Qi’an and Aimo are close friends and students living in London. Having been offered a weekend job as translators, they travel to an old English family mansion in the countryside. They are to transcribe the films of a Chinese Kunqu Opera star Susu who married into the English family.
The two girls are intrigued by the mansion and the enormous collection of items from the golden age of cinema, but Qi’an and Aimo quickly become unsettled by the strange environment and the family members who live at the mansion. Their host Shirley, is a wheelchair bound transvestite, a 90 year old housekeeper Margaret, an eccentric priest who lives next door and an ambitious journalist, who visits to source material for a biography of Susu, all make the girls realise that life at the mansion is not as it seems.
Qi’an feels uneasy and suggests to Aimo that they should leave as soon as possible.
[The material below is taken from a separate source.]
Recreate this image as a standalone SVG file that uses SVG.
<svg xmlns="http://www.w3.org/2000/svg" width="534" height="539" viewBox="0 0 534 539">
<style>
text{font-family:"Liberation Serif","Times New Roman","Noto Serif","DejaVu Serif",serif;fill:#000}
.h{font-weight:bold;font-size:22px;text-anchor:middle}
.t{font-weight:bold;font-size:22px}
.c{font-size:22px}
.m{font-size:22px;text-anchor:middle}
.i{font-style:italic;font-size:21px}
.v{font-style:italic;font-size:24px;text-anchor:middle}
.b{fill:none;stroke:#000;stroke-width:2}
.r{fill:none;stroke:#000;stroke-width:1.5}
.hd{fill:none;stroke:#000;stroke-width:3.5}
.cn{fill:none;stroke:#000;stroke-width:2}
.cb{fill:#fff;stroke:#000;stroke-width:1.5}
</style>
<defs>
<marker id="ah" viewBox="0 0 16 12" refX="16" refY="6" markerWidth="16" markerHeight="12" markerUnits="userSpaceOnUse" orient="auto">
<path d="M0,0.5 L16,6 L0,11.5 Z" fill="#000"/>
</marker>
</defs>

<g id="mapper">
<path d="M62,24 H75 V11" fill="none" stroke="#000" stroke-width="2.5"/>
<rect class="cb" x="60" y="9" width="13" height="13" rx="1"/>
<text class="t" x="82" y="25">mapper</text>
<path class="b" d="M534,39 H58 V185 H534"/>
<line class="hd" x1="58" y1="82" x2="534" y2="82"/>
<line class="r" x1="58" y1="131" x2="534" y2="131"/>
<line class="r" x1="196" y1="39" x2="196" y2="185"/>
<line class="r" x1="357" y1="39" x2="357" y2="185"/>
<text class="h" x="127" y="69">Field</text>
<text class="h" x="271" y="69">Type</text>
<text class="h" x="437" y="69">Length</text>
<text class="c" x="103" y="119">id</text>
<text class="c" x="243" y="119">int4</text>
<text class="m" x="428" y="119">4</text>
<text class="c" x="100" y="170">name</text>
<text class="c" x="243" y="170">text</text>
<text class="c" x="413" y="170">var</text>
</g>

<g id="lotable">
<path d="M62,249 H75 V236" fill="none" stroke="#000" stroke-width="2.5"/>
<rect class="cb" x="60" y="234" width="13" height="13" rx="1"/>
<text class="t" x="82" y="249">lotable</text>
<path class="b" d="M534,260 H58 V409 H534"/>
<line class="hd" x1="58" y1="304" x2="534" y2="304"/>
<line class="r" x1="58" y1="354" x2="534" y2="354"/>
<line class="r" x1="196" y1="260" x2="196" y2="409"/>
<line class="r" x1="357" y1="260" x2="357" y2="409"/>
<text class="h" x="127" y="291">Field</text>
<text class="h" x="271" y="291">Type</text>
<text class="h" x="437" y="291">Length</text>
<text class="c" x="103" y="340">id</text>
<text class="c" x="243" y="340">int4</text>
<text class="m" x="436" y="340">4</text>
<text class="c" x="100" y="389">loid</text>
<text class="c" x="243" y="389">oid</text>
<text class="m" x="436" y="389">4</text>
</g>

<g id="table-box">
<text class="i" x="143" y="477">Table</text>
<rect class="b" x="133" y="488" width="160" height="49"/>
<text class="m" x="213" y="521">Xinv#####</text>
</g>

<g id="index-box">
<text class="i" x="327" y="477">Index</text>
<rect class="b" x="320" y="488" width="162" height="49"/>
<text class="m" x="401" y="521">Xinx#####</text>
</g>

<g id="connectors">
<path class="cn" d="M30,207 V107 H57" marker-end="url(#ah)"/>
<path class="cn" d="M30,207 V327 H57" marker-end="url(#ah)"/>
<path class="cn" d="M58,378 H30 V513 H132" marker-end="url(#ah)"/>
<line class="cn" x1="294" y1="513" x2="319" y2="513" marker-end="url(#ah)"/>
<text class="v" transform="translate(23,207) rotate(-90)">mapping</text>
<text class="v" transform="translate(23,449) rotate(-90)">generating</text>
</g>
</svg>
However, the arrival of the handsome heir to the house, Benjamin, changes the situation. Both girls develop affections for him and soon, a growing tension exists between them. Aimo goes missing and Qi’an discovers some of the disturbing secrets that occupants of the house would rather not reveal. Qi’an tries to escape, just as Susu did 28 years before, but the house cannot allow her to reveal the truth…
Director Yixi Sun
London based Chinese female Director, Writer and Producer.
Born and brought up in Beijing, Yixi Sun was educated in Communication University of China to be a film director. In 2004, she moved to the U.K. to continue her studies at Royal Holloway, University of London, where she achieved Distinction in MA Documentary by Practice. Prior to Susu, Yixi honed her vision and ability in filmmaking through a wide range of work experience in film. She worked as a film editor and producer at WildAid London for five years; founded the first Chinese-language film festival Filming East Festival in the U.K.. She is currently guest tutor at the London Film Academy in filmmaking.
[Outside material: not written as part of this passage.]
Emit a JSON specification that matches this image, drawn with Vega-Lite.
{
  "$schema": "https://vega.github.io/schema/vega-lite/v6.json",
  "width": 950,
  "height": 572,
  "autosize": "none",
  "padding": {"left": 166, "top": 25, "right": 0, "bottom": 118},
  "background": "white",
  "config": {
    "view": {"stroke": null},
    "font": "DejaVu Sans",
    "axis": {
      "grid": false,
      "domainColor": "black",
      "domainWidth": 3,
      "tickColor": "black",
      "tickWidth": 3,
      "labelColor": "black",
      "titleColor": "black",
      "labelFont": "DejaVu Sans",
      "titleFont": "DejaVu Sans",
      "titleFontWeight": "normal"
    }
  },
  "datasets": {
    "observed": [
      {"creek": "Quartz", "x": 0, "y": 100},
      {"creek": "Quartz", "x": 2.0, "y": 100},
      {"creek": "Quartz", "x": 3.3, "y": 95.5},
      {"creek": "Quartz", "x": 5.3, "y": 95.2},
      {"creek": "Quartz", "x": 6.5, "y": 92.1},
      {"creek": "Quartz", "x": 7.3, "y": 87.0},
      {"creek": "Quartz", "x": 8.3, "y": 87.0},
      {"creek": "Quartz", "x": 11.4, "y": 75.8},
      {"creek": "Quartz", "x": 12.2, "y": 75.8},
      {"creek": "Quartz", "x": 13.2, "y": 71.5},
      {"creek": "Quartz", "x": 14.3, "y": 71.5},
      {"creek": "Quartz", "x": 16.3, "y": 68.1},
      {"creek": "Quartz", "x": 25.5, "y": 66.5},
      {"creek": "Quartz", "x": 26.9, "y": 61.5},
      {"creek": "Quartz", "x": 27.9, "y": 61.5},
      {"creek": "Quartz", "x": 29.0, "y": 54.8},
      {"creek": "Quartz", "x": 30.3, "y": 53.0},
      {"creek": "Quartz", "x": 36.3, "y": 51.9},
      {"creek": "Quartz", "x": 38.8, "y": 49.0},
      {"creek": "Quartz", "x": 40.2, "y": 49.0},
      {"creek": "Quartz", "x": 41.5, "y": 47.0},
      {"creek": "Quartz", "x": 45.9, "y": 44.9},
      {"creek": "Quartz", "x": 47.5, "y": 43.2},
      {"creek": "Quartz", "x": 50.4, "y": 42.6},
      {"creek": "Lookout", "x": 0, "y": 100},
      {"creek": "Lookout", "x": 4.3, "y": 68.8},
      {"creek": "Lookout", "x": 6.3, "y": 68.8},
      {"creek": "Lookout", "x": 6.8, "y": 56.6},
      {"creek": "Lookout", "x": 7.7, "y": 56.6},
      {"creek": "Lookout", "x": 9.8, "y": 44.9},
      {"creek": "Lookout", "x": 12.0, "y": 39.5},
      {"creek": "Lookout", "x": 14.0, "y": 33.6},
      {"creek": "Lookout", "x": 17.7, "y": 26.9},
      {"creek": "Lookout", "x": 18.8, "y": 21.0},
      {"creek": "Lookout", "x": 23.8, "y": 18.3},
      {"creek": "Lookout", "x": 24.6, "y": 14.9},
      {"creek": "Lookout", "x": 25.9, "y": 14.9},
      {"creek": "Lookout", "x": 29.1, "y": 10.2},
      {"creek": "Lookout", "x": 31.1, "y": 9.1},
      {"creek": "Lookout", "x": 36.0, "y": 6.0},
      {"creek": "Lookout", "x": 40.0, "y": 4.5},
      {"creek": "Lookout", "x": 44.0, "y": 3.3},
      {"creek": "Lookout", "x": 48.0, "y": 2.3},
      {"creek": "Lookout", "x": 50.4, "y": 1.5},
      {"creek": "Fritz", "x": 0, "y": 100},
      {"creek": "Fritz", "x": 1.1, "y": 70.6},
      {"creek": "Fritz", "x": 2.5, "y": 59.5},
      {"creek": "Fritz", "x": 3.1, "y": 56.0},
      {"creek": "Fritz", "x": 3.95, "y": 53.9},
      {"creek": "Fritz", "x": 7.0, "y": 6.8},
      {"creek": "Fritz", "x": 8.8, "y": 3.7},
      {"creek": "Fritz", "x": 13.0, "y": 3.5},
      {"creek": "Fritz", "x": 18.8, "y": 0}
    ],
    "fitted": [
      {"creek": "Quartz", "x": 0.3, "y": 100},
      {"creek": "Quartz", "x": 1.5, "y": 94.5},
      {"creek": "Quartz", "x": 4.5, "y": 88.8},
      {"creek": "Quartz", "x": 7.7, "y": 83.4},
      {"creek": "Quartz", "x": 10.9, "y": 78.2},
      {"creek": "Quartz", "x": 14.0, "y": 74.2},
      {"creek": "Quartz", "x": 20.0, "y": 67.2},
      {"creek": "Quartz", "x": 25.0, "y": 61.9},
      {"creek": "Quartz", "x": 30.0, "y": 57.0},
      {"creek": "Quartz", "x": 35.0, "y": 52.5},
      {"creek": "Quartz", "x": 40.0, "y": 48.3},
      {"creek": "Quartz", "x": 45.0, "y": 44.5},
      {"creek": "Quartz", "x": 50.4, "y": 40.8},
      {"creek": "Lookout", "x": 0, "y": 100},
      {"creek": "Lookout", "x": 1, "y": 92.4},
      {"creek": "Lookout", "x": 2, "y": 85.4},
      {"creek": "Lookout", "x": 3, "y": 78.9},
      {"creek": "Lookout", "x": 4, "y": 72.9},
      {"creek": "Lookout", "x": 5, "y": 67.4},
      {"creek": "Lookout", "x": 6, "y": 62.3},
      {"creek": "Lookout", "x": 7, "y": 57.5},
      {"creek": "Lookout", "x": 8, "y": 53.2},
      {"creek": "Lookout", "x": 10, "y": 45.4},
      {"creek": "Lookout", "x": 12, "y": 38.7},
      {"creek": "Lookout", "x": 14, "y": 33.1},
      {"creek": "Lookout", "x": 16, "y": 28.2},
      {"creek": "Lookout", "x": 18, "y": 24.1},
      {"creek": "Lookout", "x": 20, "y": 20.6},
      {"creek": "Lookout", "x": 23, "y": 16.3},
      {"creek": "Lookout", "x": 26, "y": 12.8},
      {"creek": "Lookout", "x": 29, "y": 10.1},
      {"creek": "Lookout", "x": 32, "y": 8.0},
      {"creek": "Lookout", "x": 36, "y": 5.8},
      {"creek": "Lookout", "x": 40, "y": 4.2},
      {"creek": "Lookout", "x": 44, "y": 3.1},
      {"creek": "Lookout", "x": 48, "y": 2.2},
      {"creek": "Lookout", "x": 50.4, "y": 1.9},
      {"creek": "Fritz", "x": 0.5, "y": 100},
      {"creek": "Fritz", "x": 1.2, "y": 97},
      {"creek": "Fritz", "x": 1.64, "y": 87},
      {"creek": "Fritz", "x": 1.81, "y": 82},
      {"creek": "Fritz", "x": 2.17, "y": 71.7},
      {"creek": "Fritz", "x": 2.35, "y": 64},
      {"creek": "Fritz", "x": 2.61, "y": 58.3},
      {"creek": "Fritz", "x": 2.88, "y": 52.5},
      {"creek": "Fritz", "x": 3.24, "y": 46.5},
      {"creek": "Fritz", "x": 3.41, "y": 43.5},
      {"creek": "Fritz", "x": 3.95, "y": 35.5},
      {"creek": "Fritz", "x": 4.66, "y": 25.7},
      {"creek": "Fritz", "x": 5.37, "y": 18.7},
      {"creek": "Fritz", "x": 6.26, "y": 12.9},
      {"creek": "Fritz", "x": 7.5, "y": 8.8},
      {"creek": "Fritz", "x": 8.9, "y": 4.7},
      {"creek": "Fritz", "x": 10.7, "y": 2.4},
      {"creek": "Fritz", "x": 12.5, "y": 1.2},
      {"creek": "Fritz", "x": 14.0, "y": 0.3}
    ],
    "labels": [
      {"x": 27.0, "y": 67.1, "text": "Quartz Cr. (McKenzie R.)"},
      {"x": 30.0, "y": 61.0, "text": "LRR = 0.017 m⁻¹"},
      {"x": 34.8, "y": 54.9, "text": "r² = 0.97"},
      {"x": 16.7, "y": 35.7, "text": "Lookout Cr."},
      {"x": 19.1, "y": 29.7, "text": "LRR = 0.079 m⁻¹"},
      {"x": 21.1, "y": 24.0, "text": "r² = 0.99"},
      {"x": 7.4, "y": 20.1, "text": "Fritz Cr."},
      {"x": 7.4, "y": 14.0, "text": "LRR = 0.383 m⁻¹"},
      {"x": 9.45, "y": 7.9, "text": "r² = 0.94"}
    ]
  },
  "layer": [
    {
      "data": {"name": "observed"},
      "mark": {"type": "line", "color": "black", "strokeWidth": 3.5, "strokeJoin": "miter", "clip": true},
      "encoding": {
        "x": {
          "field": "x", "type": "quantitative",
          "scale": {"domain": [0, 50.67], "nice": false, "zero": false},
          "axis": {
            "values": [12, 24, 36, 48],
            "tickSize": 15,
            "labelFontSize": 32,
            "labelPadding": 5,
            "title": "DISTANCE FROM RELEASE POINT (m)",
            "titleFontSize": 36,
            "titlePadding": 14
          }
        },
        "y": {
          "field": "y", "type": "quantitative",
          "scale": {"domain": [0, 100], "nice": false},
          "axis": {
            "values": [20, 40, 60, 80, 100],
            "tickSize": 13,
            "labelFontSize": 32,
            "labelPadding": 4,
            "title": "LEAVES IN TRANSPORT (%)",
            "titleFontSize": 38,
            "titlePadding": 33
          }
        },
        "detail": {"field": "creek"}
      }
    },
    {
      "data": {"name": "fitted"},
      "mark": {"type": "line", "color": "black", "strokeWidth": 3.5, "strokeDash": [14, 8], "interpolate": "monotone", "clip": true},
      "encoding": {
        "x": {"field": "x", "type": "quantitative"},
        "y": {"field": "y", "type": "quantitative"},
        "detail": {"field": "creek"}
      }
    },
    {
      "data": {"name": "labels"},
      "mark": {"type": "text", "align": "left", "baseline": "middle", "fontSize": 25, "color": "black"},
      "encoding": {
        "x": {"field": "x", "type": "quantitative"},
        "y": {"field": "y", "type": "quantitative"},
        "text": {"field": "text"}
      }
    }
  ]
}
Susu is her directorial debut. She also would like to extend a special thank you to mentor Norman J Warren, one of British Horrors true auteur directors since 1960s, who offered invaluable guidance and support for her career.
I’ve long admired the fortunes of independent film making in 1960s and 70s Britain, keen psychological observations, complex characters and smart storylines with a poetic soul. For a long time now I’ve wanted to try to capture my own experience of living many miles away from home and knowing people from different places on film, which has turned out to be my first feature Susu.
The film recounts the story of two Chinese students who travel to a British countryside mansion for their weekend end job to transcribe some archive footage of Chinese Kunqu Opera. At the mansion, they discover the secrets of the English family. But they too have their own secrets.
I wanted to treat the subject of these two Chinese girls as something freshly beautiful，passionate, brave while with their hearts filled with doubts and weariness. They just began to attract greater world attention after they leave home, when doubt and loss of innocence affect them. Qi’an and Aimo exchanged glances full of meaning, trying to guess what it could be that was found everywhere and that they did not yet know of. I naturally thought of a country, who for the first time opens the door to the outside world, while in the world full of puzzles, how do we know good and evil?